After a share price all time high of $275.49 during October 2018, Adobe has had a rocky end to the year, but the company will come back fighting in 2019. After its recent $4.75bn acquisition of Marketo, the Adobe share price has dropped by over 20% on December 17 close from October 1.
Annual revenue rose 24% to $9.03bn in 2018, representing $5.20 earnings per share. The company’s largest segment was Creative, with revenues of $5.34bn for the year, a huge 28% growth on 2017, with $1.45bn coming from Q4 alone.
Fourth quarter revenues reached record-breaking levels for the company, reaching $2.46bn, powered by this year’s Black Friday and Cyber Monday.

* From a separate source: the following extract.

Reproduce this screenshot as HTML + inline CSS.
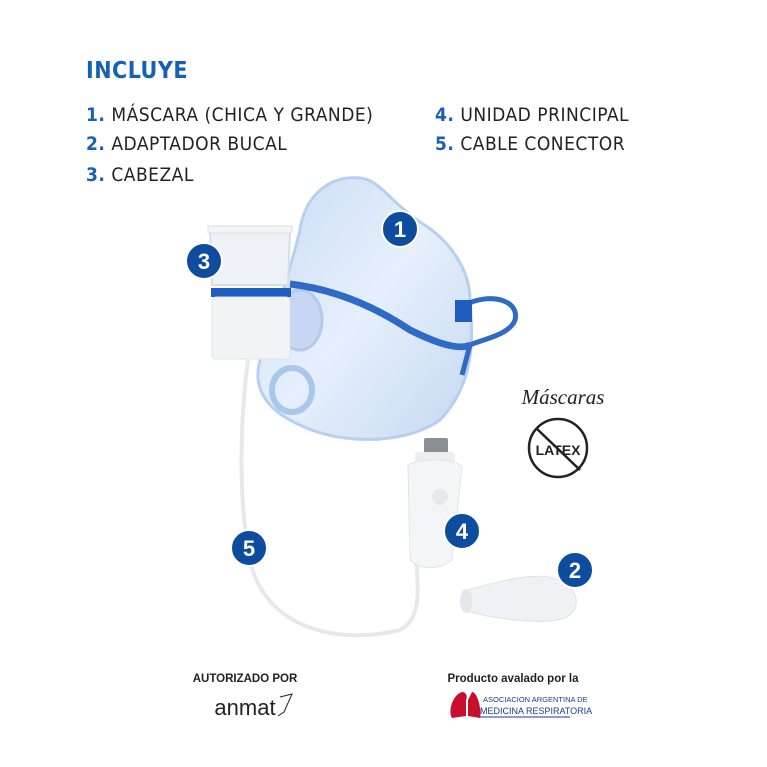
<!DOCTYPE html>
<html><head><meta charset="utf-8"><style>
html,body{margin:0;padding:0;background:#fff;}
body{width:767px;height:767px;position:relative;overflow:hidden;font-family:"Liberation Sans",sans-serif;}
.t{position:absolute;font-family:"DejaVu Sans Condensed","Liberation Sans",sans-serif;font-size:19px;color:#222;letter-spacing:0.5px;white-space:nowrap}
.t b{color:#1760b8}
</style></head><body>
<div class="t" style="left:86px;top:58px;font-size:23px;font-weight:bold;color:#1760b8">INCLUYE</div>
<div class="t" style="left:86px;top:104px"><b>1.</b> MÁSCARA (CHICA Y GRANDE)</div>
<div class="t" style="left:86px;top:133px"><b>2.</b> ADAPTADOR BUCAL</div>
<div class="t" style="left:86px;top:164px"><b>3.</b> CABEZAL</div>
<div class="t" style="left:435px;top:104px"><b>4.</b> UNIDAD PRINCIPAL</div>
<div class="t" style="left:435px;top:133px"><b>5.</b> CABLE CONECTOR</div>
<svg width="767" height="767" style="position:absolute;left:0;top:0">
<defs>
<linearGradient id="m" x1="0" y1="0" x2="1" y2="1"><stop offset="0" stop-color="#c9dcf5"/><stop offset="0.5" stop-color="#e6effb"/><stop offset="1" stop-color="#c5d9f2"/></linearGradient>
</defs>
<!-- mask -->
<path d="M300,230 C305,195 330,175 360,178 C380,180 388,200 420,222 C450,240 470,270 470,300 C472,330 478,380 440,420 C405,445 340,445 300,425 C265,410 250,385 262,355 C275,320 290,270 300,230Z" fill="url(#m)" stroke="#b9cfee" stroke-width="3"/>
<ellipse cx="292" cy="390" rx="20" ry="22" fill="none" stroke="#a9c7ea" stroke-width="6"/>
<ellipse cx="300" cy="320" rx="22" ry="30" fill="#c7d6f2" stroke="#b6cbe9" stroke-width="3"/>
<!-- strap -->
<path d="M290,284 C340,290 380,310 410,330 C440,345 460,350 470,345" fill="none" stroke="#2f6ac7" stroke-width="7"/>
<path d="M465,305 C490,292 520,300 515,320 C510,335 480,340 470,345 L462,375" fill="none" stroke="#2f6ac7" stroke-width="5"/>
<rect x="455" y="300" width="17" height="22" fill="#1f5cbf"/>
<!-- cup -->
<path d="M210,230 L290,230 L288,285 L212,285Z" fill="#eef2f7" stroke="#d5dde8" stroke-width="2"/>
<rect x="208" y="226" width="84" height="7" fill="#f3f5f8" stroke="#d8dee6"/>
<rect x="211" y="288" width="80" height="9" fill="#1f5cbf"/>
<rect x="212" y="297" width="78" height="62" rx="4" fill="#f2f3f5" stroke="#e0e3e8"/>
<!-- cable -->
<path d="M248,360 C240,420 238,500 250,560 C265,630 340,645 400,630 C418,620 420,600 416,560" fill="none" stroke="#e6e8eb" stroke-width="4"/>
<!-- device -->
<rect x="424" y="438" width="24" height="18" rx="2" fill="#8a8f96"/>
<rect x="415" y="452" width="40" height="12" rx="4" fill="#eceef1"/>
<path d="M408,465 C420,458 450,458 462,466 L452,560 C440,570 420,570 410,560Z" fill="#f4f5f7" stroke="#e2e4e8"/>
<circle cx="440" cy="497" r="8" fill="#e6e8ec"/>
<!-- mouthpiece -->
<path d="M468,590 C520,575 545,572 565,582 C580,595 580,610 565,618 C545,625 500,620 470,612 C460,605 460,595 468,590Z" fill="#eff1f4" stroke="#dfe2e6"/>
<ellipse cx="466" cy="601" rx="6" ry="12" fill="#e3e6ea"/>
<!-- badges -->
<g font-family="Liberation Sans" font-weight="bold" font-size="22" fill="#fff" text-anchor="middle">
<circle cx="400" cy="229" r="18" fill="#0d4c9f" stroke="#fff" stroke-width="2"/><text x="400" y="237">1</text>
<circle cx="204" cy="261" r="18" fill="#0d4c9f" stroke="#fff" stroke-width="2"/><text x="204" y="269">3</text>
<circle cx="249" cy="548" r="18" fill="#0d4c9f" stroke="#fff" stroke-width="2"/><text x="249" y="556">5</text>
<circle cx="462" cy="531" r="18" fill="#0d4c9f" stroke="#fff" stroke-width="2"/><text x="462" y="539">4</text>
<circle cx="575" cy="570" r="18" fill="#0d4c9f" stroke="#fff" stroke-width="2"/><text x="575" y="578">2</text>
</g>
<text x="563" y="404" text-anchor="middle" font-family="Liberation Serif" font-style="italic" font-size="21" fill="#222">Máscaras</text>
<circle cx="558" cy="448" r="29" fill="none" stroke="#222" stroke-width="2.5"/>
<text x="558" y="455" text-anchor="middle" font-family="Liberation Sans" font-weight="bold" font-size="14" fill="#222">LATEX</text>
<line x1="536" y1="428" x2="580" y2="470" stroke="#222" stroke-width="2.5"/>
<!-- footer -->
<text x="245" y="682" text-anchor="middle" font-family="Liberation Sans" font-weight="bold" font-size="11.5" fill="#222">AUTORIZADO POR</text>
<text x="245" y="715" text-anchor="middle" font-family="Liberation Sans" font-size="22" fill="#222">anmat</text>
<path d="M280,697 L292,694 L284,712 L278,716" fill="none" stroke="#222" stroke-width="1"/>
<text x="513" y="682" text-anchor="middle" font-family="Liberation Sans" font-weight="bold" font-size="11.5" fill="#222">Producto avalado por la</text>
<path d="M462,692 C452,695 448,712 452,718 L466,716 L466,700 C468,696 466,692 462,692Z M472,692 C478,692 482,712 480,718 L468,716 L468,700Z" fill="#c8102e"/>
<text x="483" y="702" font-family="Liberation Sans Narrow,Liberation Sans" font-size="7.5" fill="#1a3d8f">ASOCIACION ARGENTINA DE</text>
<text x="480" y="714" font-family="Liberation Sans Narrow,Liberation Sans" font-size="9" fill="#1a3d8f">MEDICINA RESPIRATORIA</text>
<line x1="480" y1="717" x2="570" y2="717" stroke="#1a3d8f" stroke-width="1"/>
</svg>
</body></html>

Chairman, President and CEO Shantanu Narayen claimed that both days were two of the company’s biggest ever selling days in the company’s history.
Purchase of Marketo will boost company in 2019 despite slump in Adobe share price
In Q4, Adobe acquired B2B marketing giant Marketo, for a total of $4.75bn. Shocking industry competitors such as Salesforce, Oracle and IBM, the move allows Adobe to stretch into digital commerce and be a serious competitor in B2B marketing.
The foray into B2B marketing will give the company a foothold in a market estimated to be worth $71bn by 2021. Revenue from Marketo will improve Adobe’s financials through 2019 as the impact of the acquisition and initial apprehension from investors is overcome.
The move will give Adobe yet another highly competitive product to add to their portfolio, strengthening the selling power of their salespeople.
Adobe continues to lead market, meaning late 2018 share price fall will be temporary
Adobe continues to use advances in technology to their advantage, including partnerships with the likes of Microsoft and Dropbox. The company’s Document Cloud division therefore earned $259m in Q4, with over $800m for the year.
With the growing use of cloud technology, Adobe will benefit greatly from any further advances in the industry as their software is generally regarded as the global standard for document viewing.